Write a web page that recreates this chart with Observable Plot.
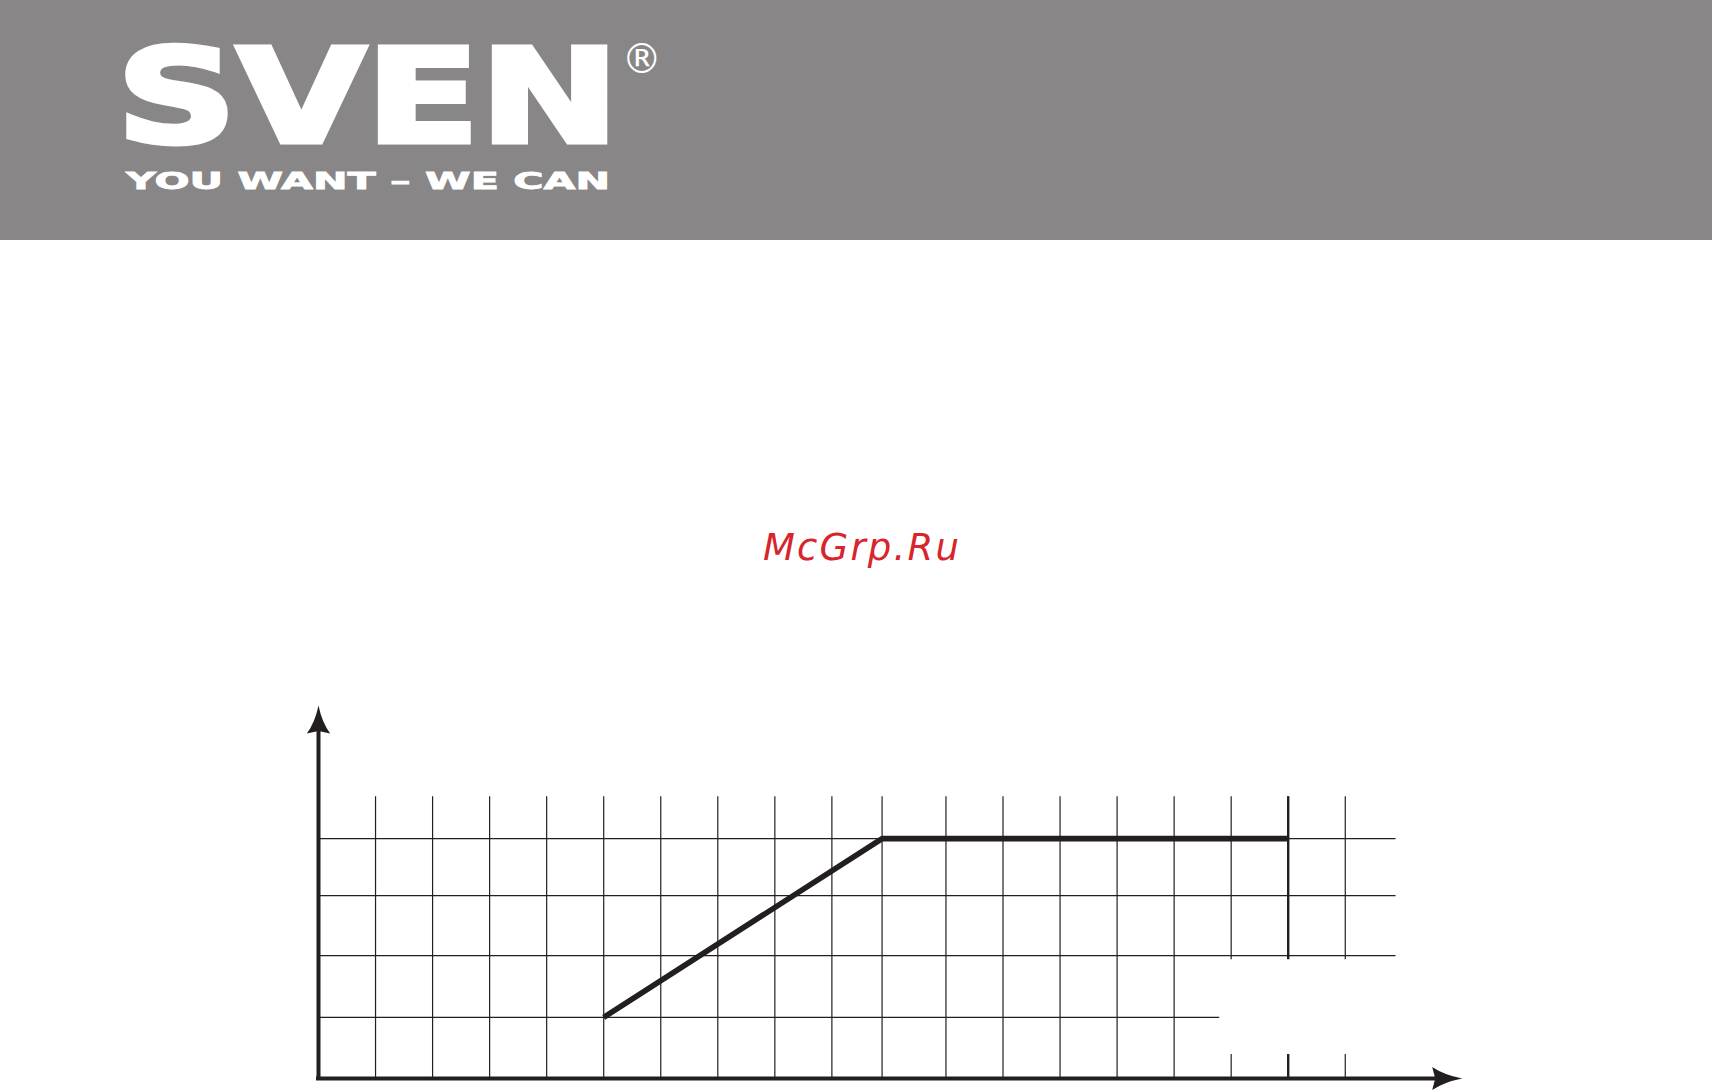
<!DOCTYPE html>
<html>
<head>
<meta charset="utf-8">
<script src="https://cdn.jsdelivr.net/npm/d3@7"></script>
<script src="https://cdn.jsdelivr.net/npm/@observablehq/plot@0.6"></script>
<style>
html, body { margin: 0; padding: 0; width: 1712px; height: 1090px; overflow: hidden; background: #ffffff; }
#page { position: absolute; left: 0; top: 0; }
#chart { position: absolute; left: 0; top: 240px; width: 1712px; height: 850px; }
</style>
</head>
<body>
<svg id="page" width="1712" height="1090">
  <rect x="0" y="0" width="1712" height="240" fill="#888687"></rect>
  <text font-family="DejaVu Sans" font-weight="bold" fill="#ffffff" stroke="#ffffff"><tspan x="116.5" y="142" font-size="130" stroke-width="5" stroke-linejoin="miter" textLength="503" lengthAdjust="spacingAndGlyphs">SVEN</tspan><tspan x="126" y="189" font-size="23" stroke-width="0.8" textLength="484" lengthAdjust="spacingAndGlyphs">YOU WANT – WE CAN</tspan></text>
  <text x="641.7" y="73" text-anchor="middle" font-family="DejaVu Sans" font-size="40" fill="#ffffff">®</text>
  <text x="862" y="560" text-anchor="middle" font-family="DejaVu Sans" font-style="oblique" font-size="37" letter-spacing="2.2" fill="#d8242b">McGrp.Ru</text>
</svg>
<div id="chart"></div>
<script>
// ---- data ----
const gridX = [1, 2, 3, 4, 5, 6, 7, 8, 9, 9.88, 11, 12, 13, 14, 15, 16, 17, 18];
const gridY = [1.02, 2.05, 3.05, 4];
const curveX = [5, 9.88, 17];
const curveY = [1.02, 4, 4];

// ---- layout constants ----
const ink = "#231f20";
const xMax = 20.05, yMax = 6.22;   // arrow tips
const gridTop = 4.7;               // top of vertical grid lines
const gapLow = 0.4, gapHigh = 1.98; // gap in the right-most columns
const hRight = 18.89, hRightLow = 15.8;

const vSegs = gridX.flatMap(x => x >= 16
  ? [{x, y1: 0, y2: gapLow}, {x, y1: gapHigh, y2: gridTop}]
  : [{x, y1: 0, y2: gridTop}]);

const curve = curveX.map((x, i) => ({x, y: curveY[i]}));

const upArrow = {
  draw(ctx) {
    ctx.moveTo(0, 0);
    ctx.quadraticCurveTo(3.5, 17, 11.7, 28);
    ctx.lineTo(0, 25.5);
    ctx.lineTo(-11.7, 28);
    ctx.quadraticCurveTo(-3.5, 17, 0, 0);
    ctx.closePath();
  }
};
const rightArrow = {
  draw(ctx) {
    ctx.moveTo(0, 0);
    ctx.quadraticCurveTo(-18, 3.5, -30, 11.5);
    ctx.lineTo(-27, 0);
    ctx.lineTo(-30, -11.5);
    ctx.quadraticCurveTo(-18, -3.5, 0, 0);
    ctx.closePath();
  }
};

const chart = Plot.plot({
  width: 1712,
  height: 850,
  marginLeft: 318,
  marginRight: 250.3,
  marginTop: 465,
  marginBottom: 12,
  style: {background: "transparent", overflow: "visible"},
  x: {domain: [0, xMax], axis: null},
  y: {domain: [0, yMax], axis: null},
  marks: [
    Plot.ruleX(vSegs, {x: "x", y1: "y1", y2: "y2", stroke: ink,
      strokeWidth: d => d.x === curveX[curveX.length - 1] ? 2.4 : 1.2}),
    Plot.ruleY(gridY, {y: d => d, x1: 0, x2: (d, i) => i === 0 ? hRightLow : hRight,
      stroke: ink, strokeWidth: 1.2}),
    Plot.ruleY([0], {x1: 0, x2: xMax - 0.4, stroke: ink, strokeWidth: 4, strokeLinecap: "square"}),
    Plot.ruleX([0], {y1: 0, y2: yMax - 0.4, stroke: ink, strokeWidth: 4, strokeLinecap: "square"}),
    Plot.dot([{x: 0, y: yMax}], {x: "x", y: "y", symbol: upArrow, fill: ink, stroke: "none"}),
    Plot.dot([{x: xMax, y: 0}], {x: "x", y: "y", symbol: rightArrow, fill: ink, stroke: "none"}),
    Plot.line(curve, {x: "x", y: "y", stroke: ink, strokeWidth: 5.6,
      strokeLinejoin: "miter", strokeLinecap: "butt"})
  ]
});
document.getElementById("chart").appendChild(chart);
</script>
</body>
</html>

****************************************

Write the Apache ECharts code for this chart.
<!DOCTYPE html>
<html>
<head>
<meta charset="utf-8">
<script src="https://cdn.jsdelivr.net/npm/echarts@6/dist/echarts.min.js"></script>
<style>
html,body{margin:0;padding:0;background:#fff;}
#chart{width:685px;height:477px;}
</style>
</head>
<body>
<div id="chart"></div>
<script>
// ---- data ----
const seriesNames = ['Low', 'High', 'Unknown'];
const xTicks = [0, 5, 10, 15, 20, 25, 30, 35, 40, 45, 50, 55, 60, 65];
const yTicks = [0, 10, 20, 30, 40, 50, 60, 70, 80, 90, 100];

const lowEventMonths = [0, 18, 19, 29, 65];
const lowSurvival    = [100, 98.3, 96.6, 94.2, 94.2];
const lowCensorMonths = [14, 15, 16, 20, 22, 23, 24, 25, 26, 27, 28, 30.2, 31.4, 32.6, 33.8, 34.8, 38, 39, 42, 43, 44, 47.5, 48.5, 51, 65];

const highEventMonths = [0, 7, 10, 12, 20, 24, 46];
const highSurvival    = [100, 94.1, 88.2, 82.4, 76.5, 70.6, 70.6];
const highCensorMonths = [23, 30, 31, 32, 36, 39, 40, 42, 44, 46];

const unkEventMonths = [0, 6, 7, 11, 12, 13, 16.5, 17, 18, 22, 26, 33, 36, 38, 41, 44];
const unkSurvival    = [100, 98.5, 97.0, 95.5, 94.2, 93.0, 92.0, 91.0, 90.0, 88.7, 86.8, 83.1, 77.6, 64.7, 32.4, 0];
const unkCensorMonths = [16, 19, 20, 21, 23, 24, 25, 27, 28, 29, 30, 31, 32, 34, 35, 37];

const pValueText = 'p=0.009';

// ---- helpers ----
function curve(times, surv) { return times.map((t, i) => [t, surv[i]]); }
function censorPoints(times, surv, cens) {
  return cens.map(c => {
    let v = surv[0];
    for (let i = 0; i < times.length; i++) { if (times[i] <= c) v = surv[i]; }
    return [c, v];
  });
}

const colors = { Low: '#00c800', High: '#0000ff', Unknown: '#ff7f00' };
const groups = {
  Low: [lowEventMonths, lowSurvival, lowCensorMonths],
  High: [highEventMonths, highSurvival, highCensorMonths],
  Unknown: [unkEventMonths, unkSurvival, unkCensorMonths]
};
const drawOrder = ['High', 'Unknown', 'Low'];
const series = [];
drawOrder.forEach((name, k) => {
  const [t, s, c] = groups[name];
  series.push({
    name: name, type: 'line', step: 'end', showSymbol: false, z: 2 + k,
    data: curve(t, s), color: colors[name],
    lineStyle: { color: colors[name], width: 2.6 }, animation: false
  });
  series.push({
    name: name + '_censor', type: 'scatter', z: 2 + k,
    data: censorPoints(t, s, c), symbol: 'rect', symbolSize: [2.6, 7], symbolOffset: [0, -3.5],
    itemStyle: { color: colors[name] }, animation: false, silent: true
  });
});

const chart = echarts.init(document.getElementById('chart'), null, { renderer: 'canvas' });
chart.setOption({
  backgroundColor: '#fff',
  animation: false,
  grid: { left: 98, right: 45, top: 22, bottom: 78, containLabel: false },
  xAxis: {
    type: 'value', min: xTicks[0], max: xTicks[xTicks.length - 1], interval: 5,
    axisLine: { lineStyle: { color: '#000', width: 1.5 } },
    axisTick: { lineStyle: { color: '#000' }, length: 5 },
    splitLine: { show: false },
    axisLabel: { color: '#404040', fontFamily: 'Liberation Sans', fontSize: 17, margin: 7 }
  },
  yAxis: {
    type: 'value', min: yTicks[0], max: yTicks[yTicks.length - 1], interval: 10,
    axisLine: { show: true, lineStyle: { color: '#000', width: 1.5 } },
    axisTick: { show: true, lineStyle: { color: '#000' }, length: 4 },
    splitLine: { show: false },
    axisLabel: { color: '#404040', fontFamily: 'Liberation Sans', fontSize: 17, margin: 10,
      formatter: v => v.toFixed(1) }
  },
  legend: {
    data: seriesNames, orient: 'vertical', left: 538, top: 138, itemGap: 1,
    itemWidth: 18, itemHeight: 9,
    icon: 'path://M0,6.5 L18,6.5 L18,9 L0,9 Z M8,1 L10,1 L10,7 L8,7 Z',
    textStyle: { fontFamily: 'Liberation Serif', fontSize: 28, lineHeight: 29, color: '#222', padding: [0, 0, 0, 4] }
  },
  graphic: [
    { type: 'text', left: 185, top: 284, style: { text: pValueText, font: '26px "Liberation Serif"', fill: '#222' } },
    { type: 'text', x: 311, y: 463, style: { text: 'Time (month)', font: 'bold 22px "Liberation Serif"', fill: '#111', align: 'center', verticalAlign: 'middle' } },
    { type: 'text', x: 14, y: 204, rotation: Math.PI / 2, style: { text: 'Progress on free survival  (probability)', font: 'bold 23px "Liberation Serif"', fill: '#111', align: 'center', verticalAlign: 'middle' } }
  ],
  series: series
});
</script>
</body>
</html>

****************************************

Exercise task: Go through the listing above and list every line that has the word "this".

Reply:
Write a web page that recreates this chart with Observable Plot.
Write the Apache ECharts code for this chart.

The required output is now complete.